* **Task to complete**
Don't include pictures. Quote the lines below from the first through the line that contains "for d in days]".

* **Collected data**
%%

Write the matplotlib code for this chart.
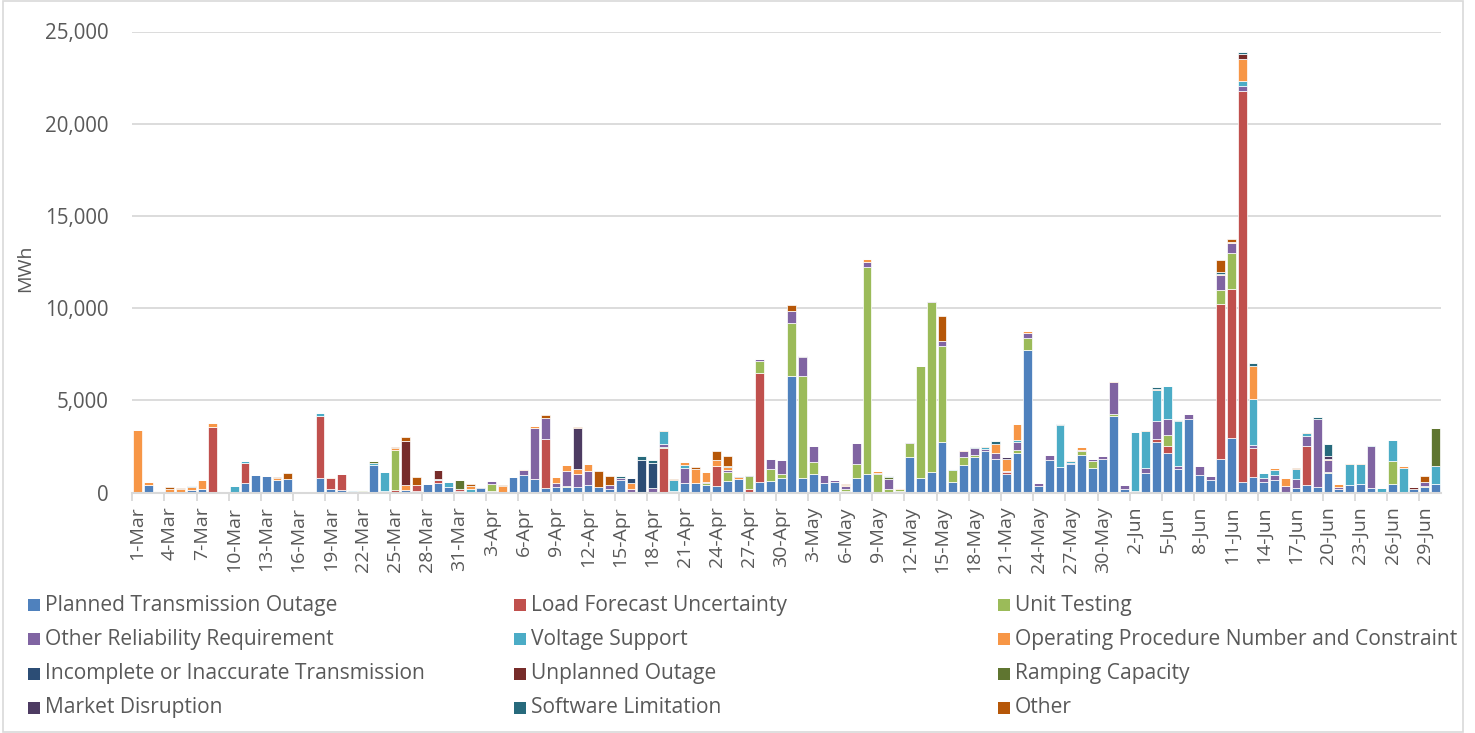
import numpy as np
import pandas as pd
import matplotlib
matplotlib.use("Agg")
import matplotlib.pyplot as plt
from matplotlib.patches import Rectangle
from matplotlib.ticker import FuncFormatter, FixedLocator

# Daily categories, 1-Mar through 30-Jun
days = pd.date_range("2019-03-01", "2019-06-30", freq="D")
day_labels = [f"{d.day}-{d:%b}" for d in days]

# Daily MWh per reason (days not listed are zero)
planned_transmission_outage = {
    "2-Mar": 420, "6-Mar": 150, "7-Mar": 180, "11-Mar": 510, "12-Mar": 940, "13-Mar": 890,
    "14-Mar": 690, "15-Mar": 740, "18-Mar": 800, "19-Mar": 200, "20-Mar": 160, "21-Mar": 110,
    "22-Mar": 100, "23-Mar": 1520, "26-Mar": 160, "27-Mar": 90, "28-Mar": 470, "29-Mar": 525,
    "30-Mar": 325, "31-Mar": 90, "2-Apr": 270, "3-Apr": 90, "5-Apr": 830, "6-Apr": 940,
    "7-Apr": 740, "8-Apr": 270, "9-Apr": 325, "10-Apr": 325, "11-Apr": 290, "12-Apr": 415,
    "13-Apr": 290, "14-Apr": 200, "15-Apr": 700, "20-Apr": 90, "21-Apr": 525, "22-Apr": 525,
    "23-Apr": 415, "24-Apr": 380, "25-Apr": 630, "26-Apr": 740, "28-Apr": 600, "29-Apr": 630,
    "30-Apr": 810, "1-May": 6300, "2-May": 810, "3-May": 1010, "4-May": 540, "5-May": 600,
    "6-May": 90, "7-May": 800, "8-May": 1010, "11-May": 110, "12-May": 1950, "13-May": 810,
    "14-May": 1120, "15-May": 2770, "16-May": 600, "17-May": 1480, "18-May": 1950,
    "19-May": 2280, "20-May": 1850, "21-May": 1010, "22-May": 2170, "23-May": 7710,
    "24-May": 380, "25-May": 1760, "26-May": 1380, "27-May": 1540, "28-May": 2050,
    "29-May": 1320, "30-May": 1830, "31-May": 4180, "1-Jun": 200, "3-Jun": 1050,
    "4-Jun": 2770, "5-Jun": 2140, "6-Jun": 1270, "7-Jun": 3980, "8-Jun": 960, "9-Jun": 690,
    "10-Jun": 1810, "11-Jun": 2990, "12-Jun": 600, "13-Jun": 850, "14-Jun": 600,
    "15-Jun": 690, "17-Jun": 270, "18-Jun": 400, "19-Jun": 310, "20-Jun": 1050,
    "21-Jun": 220, "22-Jun": 415, "23-Jun": 470, "24-Jun": 270, "26-Jun": 470,
    "28-Jun": 180, "29-Jun": 310, "30-Jun": 470,
}
load_forecast_uncertainty = {
    "8-Mar": 3580, "11-Mar": 1120, "18-Mar": 3380, "19-Mar": 600, "20-Mar": 830, "24-Mar": 90,
    "25-Mar": 160, "27-Mar": 310, "29-Mar": 180, "31-Mar": 90, "8-Apr": 2620, "19-Apr": 2440,
    "24-Apr": 1050, "27-Apr": 200, "28-Apr": 5900, "21-May": 100, "4-Jun": 130, "5-Jun": 400,
    "10-Jun": 8440, "11-Jun": 8070, "12-Jun": 21180, "13-Jun": 1570, "18-Jun": 2150,
}
unit_testing = {
    "20-Mar": 50, "22-Mar": 30, "25-Mar": 2170, "3-Apr": 380, "10-Apr": 50, "19-Apr": 50,
    "23-Apr": 110, "25-Apr": 490, "27-Apr": 700, "28-Apr": 640, "29-Apr": 630, "30-Apr": 200,
    "1-May": 2915, "2-May": 5540, "3-May": 670, "6-May": 130, "7-May": 740, "8-May": 11210,
    "9-May": 1000, "10-May": 180, "11-May": 70, "12-May": 760, "13-May": 6070, "14-May": 9240,
    "15-May": 5160, "16-May": 630, "17-May": 470, "18-May": 70, "22-May": 145, "23-May": 690,
    "28-May": 220, "29-May": 400, "31-May": 70, "5-Jun": 600, "10-Jun": 750, "11-Jun": 1940,
    "20-Jun": 90, "26-Jun": 1270, "29-Jun": 50,
}
other_reliability_requirement = {
    "3-Apr": 160, "6-Apr": 270, "7-Apr": 2790, "8-Apr": 1180, "9-Apr": 200, "10-Apr": 800,
    "11-Apr": 720, "12-Apr": 780, "14-Apr": 200, "15-Apr": 90, "16-Apr": 220, "18-Apr": 270,
    "19-Apr": 160, "21-Apr": 800, "23-Apr": 50, "25-Apr": 110, "28-Apr": 110, "29-Apr": 540,
    "30-Apr": 760, "1-May": 655, "2-May": 980, "3-May": 850, "4-May": 420, "5-May": 100,
    "6-May": 145, "7-May": 1140, "8-May": 270, "9-May": 70, "10-May": 560, "11-May": 30,
    "12-May": 50, "14-May": 50, "15-May": 310, "17-May": 325, "18-May": 400, "19-May": 90,
    "20-May": 290, "21-May": 50, "22-May": 430, "23-May": 240, "24-May": 145, "25-May": 290,
    "27-May": 70, "28-May": 70, "29-May": 110, "30-May": 180, "31-May": 1770, "1-Jun": 220,
    "2-Jun": 90, "3-Jun": 270, "4-Jun": 1010, "5-Jun": 850, "6-Jun": 180, "7-Jun": 270,
    "8-Jun": 510, "9-Jun": 220, "10-Jun": 790, "11-Jun": 520, "12-Jun": 250, "13-Jun": 160,
    "14-Jun": 220, "15-Jun": 250, "16-Jun": 380, "17-Jun": 470, "18-Jun": 525,
    "19-Jun": 3660, "20-Jun": 630, "21-Jun": 70, "24-Jun": 2280, "28-Jun": 20, "29-Jun": 200,
}
voltage_support = {
    "10-Mar": 380, "11-Mar": 110, "18-Mar": 160, "21-Mar": 20, "23-Mar": 110, "24-Mar": 1010,
    "29-Mar": 50, "30-Mar": 250, "1-Apr": 200, "19-Apr": 690, "20-Apr": 600, "21-Apr": 200,
    "16-May": 70, "19-May": 90, "22-May": 110, "26-May": 2300, "27-May": 110, "2-Jun": 3220,
    "3-Jun": 2030, "4-Jun": 1670, "5-Jun": 1810, "6-Jun": 2460, "12-Jun": 270,
    "13-Jun": 2510, "14-Jun": 235, "15-Jun": 290, "17-Jun": 525, "18-Jun": 145,
    "22-Jun": 1140, "23-Jun": 1070, "24-Jun": 40, "25-Jun": 270, "26-Jun": 1120,
    "27-Jun": 1320, "30-Jun": 1000,
}
operating_procedure = {
    "1-Mar": 3400, "2-Mar": 160, "3-Mar": 110, "4-Mar": 180, "5-Mar": 220, "6-Mar": 150,
    "7-Mar": 520, "8-Mar": 180, "14-Mar": 110, "19-Mar": 70, "25-Mar": 110, "26-Mar": 250,
    "1-Apr": 160, "4-Apr": 360, "6-Apr": 50, "7-Apr": 70, "9-Apr": 325, "10-Apr": 310,
    "11-Apr": 290, "12-Apr": 340, "16-Apr": 290, "17-Apr": 50, "19-Apr": 50, "21-Apr": 160,
    "22-Apr": 780, "23-Apr": 540, "24-Apr": 360, "25-Apr": 180, "26-Apr": 90, "6-May": 50,
    "8-May": 200, "9-May": 130, "11-May": 20, "17-May": 20, "19-May": 50, "20-May": 490,
    "21-May": 690, "22-May": 850, "23-May": 110, "25-May": 20, "27-May": 50, "28-May": 145,
    "29-May": 20, "31-May": 50, "3-Jun": 50, "4-Jun": 50, "10-Jun": 90, "11-Jun": 70,
    "12-Jun": 1230, "13-Jun": 1790, "15-Jun": 90, "16-Jun": 420, "18-Jun": 70, "20-Jun": 50,
    "21-Jun": 180, "22-Jun": 50, "23-Jun": 50, "27-Jun": 110, "29-Jun": 40,
}
incomplete_transmission = {
    "2-Apr": 30, "16-Apr": 290, "17-Apr": 1740, "18-Apr": 1320, "26-Apr": 50, "27-Apr": 50,
}
unplanned_outage = {"26-Mar": 2390, "29-Mar": 470, "12-Jun": 240, "28-Jun": 130}
ramping_capacity = {"23-Mar": 70, "31-Mar": 510, "10-May": 130, "30-Jun": 2060}
market_disruption = {"11-Apr": 2190, "2-May": 90, "21-May": 110, "20-Jun": 145}
software_limitation = {
    "6-Mar": 70, "12-Mar": 40, "13-Mar": 30, "6-Apr": 50, "15-Apr": 90, "17-Apr": 220,
    "18-Apr": 200, "25-Apr": 50, "10-May": 40, "18-May": 50, "20-May": 160, "26-May": 50,
    "4-Jun": 90, "6-Jun": 40, "10-Jun": 110, "12-Jun": 130, "13-Jun": 150, "19-Jun": 110,
    "20-Jun": 670,
}
other = {
    "4-Mar": 150, "5-Mar": 50, "14-Mar": 50, "15-Mar": 320, "22-Mar": 40, "25-Mar": 50,
    "26-Mar": 200, "27-Mar": 450, "1-Apr": 110, "4-Apr": 50, "8-Apr": 160, "11-Apr": 50,
    "13-Apr": 890, "14-Apr": 490, "20-Apr": 50, "22-Apr": 70, "24-Apr": 470, "25-Apr": 520,
    "1-May": 280, "6-May": 50, "7-May": 40, "15-May": 1340, "19-May": 20, "10-Jun": 610,
    "11-Jun": 150, "17-Jun": 50, "29-Jun": 310,
}

series = [
    ("Planned Transmission Outage", planned_transmission_outage, "#4F81BD"),
    ("Load Forecast Uncertainty", load_forecast_uncertainty, "#C0504D"),
    ("Unit Testing", unit_testing, "#9BBB59"),
    ("Other Reliability Requirement", other_reliability_requirement, "#8064A2"),
    ("Voltage Support", voltage_support, "#4BACC6"),
    ("Operating Procedure Number and Constraint", operating_procedure, "#F79646"),
    ("Incomplete or Inaccurate Transmission", incomplete_transmission, "#2C4D75"),
    ("Unplanned Outage", unplanned_outage, "#772C2A"),
    ("Ramping Capacity", ramping_capacity, "#5F7530"),
    ("Market Disruption", market_disruption, "#4D3B62"),
    ("Software Limitation", software_limitation, "#276A7C"),
    ("Other", other, "#B65708"),
]

# One row per day, one column per reason; missing days become zero
table = pd.DataFrame({name: pd.Series(vals, dtype=float) for name, vals, _ in series})
table = table.reindex(day_labels).fillna(0.0)

FONT = "Open Sans"
TXT = "#595959"
GRID = "#D9D9D9"

W, H = 1475, 733
fig = plt.figure(figsize=(W / 100, H / 100), dpi=100)
ax_left, ax_right, ax_bottom, ax_top = 132.3, 1440.7, 492.7, 31.5
ax = fig.add_axes([ax_left / W, 1 - ax_bottom / H, (ax_right - ax_left) / W,
                   (ax_bottom - ax_top) / H])

x = np.arange(len(day_labels))
bottom = np.zeros(len(day_labels))
for name, _, color in series:
    vals = table[name].to_numpy()
    ax.bar(x, vals, width=0.82, bottom=bottom, color=color, edgecolor="white",
           linewidth=0.5, zorder=3)
    bottom += vals

ax.set_xlim(-0.5, len(day_labels) - 0.5)
ax.set_ylim(0, 25000)
ax.set_yticks(np.arange(0, 25001, 5000))
ax.yaxis.set_major_formatter(FuncFormatter(lambda v, p: f"{int(v):,}"))
ax.grid(axis="y", color=GRID, linewidth=1.3, zorder=0)
ax.set_axisbelow(True)

for side in ("top", "right", "left"):
    ax.spines[side].set_visible(False)
ax.spines["bottom"].set_color(GRID)
ax.spines["bottom"].set_linewidth(1.5)
ax.spines["bottom"].set_zorder(4)

label_pos = x[::3]
ax.set_xticks(label_pos)
ax.set_xticklabels([day_labels[i] for i in label_pos], rotation=90,
                   fontsize=14, family=FONT, color=TXT)
ax.tick_params(axis="x", which="major", length=0, pad=10)
ax.xaxis.set_minor_locator(FixedLocator(np.arange(-0.5, len(day_labels) - 1, 3)))
ax.tick_params(axis="x", which="minor", length=6, width=1.3, color=GRID)
ax.tick_params(axis="y", length=0, pad=17)
for lbl in ax.get_yticklabels():
    lbl.set_fontsize(14.8)
    lbl.set_family(FONT)
    lbl.set_color(TXT)

fig.text(25 / W, 1 - 268 / H, "MWh", rotation=90, ha="center", va="center",
         fontsize=14, family=FONT, color=TXT)

# Legend: three columns, four rows, filled row by row
col_x = [28, 514, 998]
row_y = [605, 639, 673.5, 707.5]
for k, (name, _, color) in enumerate(series):
    r, c = divmod(k, 3)
    px, py = col_x[c], row_y[r]
    fig.patches.append(Rectangle((px / W, 1 - (py + 6) / H), 12 / W, 12 / H,
                                 transform=fig.transFigure, facecolor=color,
                                 edgecolor="none"))
    fig.text((px + 17) / W, 1 - py / H, name, ha="left", va="center",
             fontsize=15.1, family=FONT, color=TXT)

# Chart border
fig.patches.append(Rectangle((3 / W, 1 / H), 1460 / W, 731 / H, transform=fig.transFigure,
                             facecolor="none", edgecolor=GRID, linewidth=1.2))

fig.savefig("out.png", dpi=100)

%%

* **Solution below**
Write the matplotlib code for this chart.
import numpy as np
import pandas as pd
import matplotlib
matplotlib.use("Agg")
import matplotlib.pyplot as plt
from matplotlib.patches import Rectangle
from matplotlib.ticker import FuncFormatter, FixedLocator

# Daily categories, 1-Mar through 30-Jun
days = pd.date_range("2019-03-01", "2019-06-30", freq="D")
day_labels = [f"{d.day}-{d:%b}" for d in days]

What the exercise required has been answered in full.